Unlike most politicians, these guys aren’t afraid to stick to their guns. They know what could happen if they don’t support Trump.
By Steve Holland and Michelle Conlin
Leaders of religious conservative groups largely stood behind Donald Trump on Saturday, the day after vulgar sexual comments he made about women surfaced online, but some expressed concern that the U.S. Republican presidential nominee’s remarks could depress evangelical turnout on Election Day.
Most evangelical leaders did not condemn Trump, and instead pointed to an urgent need to prevent Democratic nominee Hillary Clinton from winning the presidency, reshaping the Supreme Court and implementing liberal policies.
The latest blow to Trump’s campaign came after a 2005 video surfaced of the then-reality TV star talking on an open microphone about groping women and trying to seduce a married woman.
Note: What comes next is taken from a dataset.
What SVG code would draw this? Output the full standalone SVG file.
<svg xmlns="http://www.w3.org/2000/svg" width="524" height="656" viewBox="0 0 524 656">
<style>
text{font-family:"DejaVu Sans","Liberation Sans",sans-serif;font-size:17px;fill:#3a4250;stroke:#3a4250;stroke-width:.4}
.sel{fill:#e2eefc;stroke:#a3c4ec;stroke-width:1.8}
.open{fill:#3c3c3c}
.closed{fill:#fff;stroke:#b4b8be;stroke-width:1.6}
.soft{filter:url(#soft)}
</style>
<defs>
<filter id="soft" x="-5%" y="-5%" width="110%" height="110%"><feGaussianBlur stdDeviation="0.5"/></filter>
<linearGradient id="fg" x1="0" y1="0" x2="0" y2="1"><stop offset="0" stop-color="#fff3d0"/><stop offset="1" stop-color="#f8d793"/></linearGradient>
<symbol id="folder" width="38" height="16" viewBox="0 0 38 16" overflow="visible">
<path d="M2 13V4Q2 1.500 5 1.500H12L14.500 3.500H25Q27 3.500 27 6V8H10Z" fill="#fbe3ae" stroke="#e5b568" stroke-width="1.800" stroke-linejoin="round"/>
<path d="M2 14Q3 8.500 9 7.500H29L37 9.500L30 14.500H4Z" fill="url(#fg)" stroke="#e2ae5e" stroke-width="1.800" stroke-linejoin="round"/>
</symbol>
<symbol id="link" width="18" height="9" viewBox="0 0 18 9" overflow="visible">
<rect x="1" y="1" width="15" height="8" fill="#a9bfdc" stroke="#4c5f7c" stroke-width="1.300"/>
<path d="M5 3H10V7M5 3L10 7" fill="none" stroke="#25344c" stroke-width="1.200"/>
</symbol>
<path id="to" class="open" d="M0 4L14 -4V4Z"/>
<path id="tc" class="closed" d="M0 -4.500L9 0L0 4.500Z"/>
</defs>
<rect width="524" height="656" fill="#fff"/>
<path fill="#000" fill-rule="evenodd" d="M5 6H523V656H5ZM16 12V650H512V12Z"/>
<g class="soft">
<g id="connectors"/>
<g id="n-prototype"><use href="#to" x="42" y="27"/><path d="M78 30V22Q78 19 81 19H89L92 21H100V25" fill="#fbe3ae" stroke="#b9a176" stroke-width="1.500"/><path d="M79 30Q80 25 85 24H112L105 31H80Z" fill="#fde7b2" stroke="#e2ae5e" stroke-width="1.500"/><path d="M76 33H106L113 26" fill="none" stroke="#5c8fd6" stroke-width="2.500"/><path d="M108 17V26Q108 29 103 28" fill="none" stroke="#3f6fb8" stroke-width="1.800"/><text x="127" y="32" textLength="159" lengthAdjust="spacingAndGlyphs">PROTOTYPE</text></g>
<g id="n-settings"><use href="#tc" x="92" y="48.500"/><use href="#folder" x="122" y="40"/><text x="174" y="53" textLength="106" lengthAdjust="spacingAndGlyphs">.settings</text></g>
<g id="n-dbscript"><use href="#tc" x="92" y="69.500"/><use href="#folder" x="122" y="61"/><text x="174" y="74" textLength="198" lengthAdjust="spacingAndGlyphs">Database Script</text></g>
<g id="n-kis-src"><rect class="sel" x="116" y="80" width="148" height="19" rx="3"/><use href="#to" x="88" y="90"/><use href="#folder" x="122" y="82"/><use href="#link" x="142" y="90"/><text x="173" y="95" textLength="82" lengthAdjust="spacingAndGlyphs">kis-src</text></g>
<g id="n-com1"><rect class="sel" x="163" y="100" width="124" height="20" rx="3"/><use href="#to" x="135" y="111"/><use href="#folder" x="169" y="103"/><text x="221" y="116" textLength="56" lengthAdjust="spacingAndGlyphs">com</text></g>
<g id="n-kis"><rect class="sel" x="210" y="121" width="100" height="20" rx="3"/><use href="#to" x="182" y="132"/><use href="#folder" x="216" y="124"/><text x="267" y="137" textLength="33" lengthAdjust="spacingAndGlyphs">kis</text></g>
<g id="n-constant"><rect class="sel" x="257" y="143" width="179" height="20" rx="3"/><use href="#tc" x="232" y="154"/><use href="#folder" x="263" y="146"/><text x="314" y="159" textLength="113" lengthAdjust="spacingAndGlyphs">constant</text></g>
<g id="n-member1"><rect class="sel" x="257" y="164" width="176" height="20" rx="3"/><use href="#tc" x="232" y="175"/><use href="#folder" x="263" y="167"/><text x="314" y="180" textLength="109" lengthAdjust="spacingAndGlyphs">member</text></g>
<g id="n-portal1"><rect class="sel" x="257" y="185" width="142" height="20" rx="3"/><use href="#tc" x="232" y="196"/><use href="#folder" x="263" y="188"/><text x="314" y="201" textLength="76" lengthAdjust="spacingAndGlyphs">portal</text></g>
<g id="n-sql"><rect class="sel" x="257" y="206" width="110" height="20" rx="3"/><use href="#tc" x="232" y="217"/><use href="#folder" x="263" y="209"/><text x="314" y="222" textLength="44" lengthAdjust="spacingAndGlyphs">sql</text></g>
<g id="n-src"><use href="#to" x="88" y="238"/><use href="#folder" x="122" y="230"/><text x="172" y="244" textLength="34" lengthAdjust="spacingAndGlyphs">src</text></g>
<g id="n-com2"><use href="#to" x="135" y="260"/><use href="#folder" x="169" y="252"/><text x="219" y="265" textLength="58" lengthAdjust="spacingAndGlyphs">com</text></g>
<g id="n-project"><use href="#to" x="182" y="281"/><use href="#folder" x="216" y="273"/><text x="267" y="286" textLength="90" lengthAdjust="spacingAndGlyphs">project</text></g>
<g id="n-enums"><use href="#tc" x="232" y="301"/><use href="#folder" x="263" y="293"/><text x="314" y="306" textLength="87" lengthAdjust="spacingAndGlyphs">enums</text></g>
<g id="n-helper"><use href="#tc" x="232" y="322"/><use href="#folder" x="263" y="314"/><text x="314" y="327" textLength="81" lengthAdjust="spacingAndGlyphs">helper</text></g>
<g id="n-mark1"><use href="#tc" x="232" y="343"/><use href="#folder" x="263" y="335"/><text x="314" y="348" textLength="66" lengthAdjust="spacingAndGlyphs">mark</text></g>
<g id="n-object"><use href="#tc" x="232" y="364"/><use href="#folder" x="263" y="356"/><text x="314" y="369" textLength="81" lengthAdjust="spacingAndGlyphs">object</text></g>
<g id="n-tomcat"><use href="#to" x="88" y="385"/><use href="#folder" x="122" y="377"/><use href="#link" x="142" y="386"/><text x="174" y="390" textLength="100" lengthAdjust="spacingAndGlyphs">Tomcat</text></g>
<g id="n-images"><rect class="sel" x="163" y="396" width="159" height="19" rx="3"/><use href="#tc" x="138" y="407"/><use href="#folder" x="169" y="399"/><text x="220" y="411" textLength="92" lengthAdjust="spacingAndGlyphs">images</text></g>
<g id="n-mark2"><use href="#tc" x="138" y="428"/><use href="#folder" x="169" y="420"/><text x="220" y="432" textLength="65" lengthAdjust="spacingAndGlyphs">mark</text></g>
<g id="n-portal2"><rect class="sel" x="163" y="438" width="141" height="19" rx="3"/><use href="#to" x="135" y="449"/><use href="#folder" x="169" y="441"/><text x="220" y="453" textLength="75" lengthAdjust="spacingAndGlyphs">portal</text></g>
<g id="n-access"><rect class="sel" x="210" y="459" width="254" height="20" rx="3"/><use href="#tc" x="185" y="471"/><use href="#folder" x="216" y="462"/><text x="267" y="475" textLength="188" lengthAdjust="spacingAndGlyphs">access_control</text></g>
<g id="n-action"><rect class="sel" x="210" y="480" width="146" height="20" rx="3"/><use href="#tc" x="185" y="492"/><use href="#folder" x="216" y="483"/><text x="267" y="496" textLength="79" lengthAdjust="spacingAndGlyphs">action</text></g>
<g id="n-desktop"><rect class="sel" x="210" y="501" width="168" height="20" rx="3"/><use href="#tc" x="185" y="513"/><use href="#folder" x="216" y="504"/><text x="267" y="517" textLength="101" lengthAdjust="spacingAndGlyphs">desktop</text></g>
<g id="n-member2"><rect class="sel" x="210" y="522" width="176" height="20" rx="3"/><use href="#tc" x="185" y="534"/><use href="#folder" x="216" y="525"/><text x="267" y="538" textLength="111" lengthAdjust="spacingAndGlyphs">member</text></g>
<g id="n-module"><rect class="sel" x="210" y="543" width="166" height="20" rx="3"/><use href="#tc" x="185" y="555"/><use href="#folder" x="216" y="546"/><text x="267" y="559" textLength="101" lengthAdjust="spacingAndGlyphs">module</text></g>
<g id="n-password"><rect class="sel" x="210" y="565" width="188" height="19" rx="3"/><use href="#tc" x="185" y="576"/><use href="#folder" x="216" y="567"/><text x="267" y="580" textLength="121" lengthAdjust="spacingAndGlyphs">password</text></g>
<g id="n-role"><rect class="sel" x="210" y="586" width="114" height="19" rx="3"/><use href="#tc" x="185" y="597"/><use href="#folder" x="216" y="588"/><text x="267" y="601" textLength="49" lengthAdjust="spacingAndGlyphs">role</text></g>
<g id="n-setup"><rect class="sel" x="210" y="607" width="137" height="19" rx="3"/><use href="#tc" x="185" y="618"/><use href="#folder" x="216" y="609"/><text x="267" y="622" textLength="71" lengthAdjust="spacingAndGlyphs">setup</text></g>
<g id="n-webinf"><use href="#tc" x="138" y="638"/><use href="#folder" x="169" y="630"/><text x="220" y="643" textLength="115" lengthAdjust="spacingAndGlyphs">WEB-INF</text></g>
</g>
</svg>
Vice presidential running mate Mike Pence said he could not defend Trump’s words.
Gary Bauer, chairman of the Campaign for Working Families, said Trump’s “grossly inappropriate language” does not change the choice facing the country in the Nov. 8 election and that “I continue to support the Trump-Pence ticket.”
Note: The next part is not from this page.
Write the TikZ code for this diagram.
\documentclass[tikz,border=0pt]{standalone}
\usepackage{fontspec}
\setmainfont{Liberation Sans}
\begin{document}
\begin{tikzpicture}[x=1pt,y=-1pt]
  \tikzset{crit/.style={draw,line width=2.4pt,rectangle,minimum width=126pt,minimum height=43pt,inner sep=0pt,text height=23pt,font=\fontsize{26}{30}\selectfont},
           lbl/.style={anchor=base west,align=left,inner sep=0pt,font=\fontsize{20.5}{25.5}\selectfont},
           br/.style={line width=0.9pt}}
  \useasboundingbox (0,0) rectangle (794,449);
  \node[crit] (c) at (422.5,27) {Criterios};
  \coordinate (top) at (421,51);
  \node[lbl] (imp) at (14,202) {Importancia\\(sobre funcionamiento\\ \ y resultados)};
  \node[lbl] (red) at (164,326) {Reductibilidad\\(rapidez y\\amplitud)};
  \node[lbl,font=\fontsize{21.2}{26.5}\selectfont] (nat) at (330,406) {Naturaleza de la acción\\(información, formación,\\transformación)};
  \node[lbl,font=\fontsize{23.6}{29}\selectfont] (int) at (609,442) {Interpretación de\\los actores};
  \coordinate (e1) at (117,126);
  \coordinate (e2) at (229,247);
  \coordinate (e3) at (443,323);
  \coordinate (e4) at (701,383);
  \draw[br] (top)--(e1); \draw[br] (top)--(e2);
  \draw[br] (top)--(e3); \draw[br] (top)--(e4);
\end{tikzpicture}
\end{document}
“Hillary Clinton is committed to enacting policies that will erode religious liberty, promote abortion, make our country less safe, and leave our borders unprotected,” Bauer said.
White evangelicals make up about 20 percent of the U.S. population, according to the Public Religion Research Institute, and represent a crucial voting bloc Trump needs to win the presidency.
They have long represented a pillar of support for Republicans. In 2004, they were instrumental in President George W. Bush’s re-election. They turned out in similar numbers in 2008 and 2012, when Mitt Romney, a Mormon who many evangelicals considered too moderate, was the Republican nominee, according to a report by the Pew Research Center.
Support from evangelicals for Trump has been strong throughout his campaign, even though it was only late in life that the New York businessman adopted their cause. Social conservatives flocked to his side over other deeply religious Republican presidential candidates, such as Ted Cruz.
“Naturally I’m disappointed,” said Steve Scheffler, head of the Iowa Faith and Freedom Coalition. “But, you know, the Bible tells me that we are all sinners saved by grace and I don’t think there’s probably a person alive that I know of that hasn’t made some mistakes in the past.”
He said Clinton has peccadilloes of her own, most notably marital woes with her husband, former President Bill Clinton.
“So yes, I will vote for Donald Trump. I’m not excusing his behavior at all. It’s disgusting,” he said.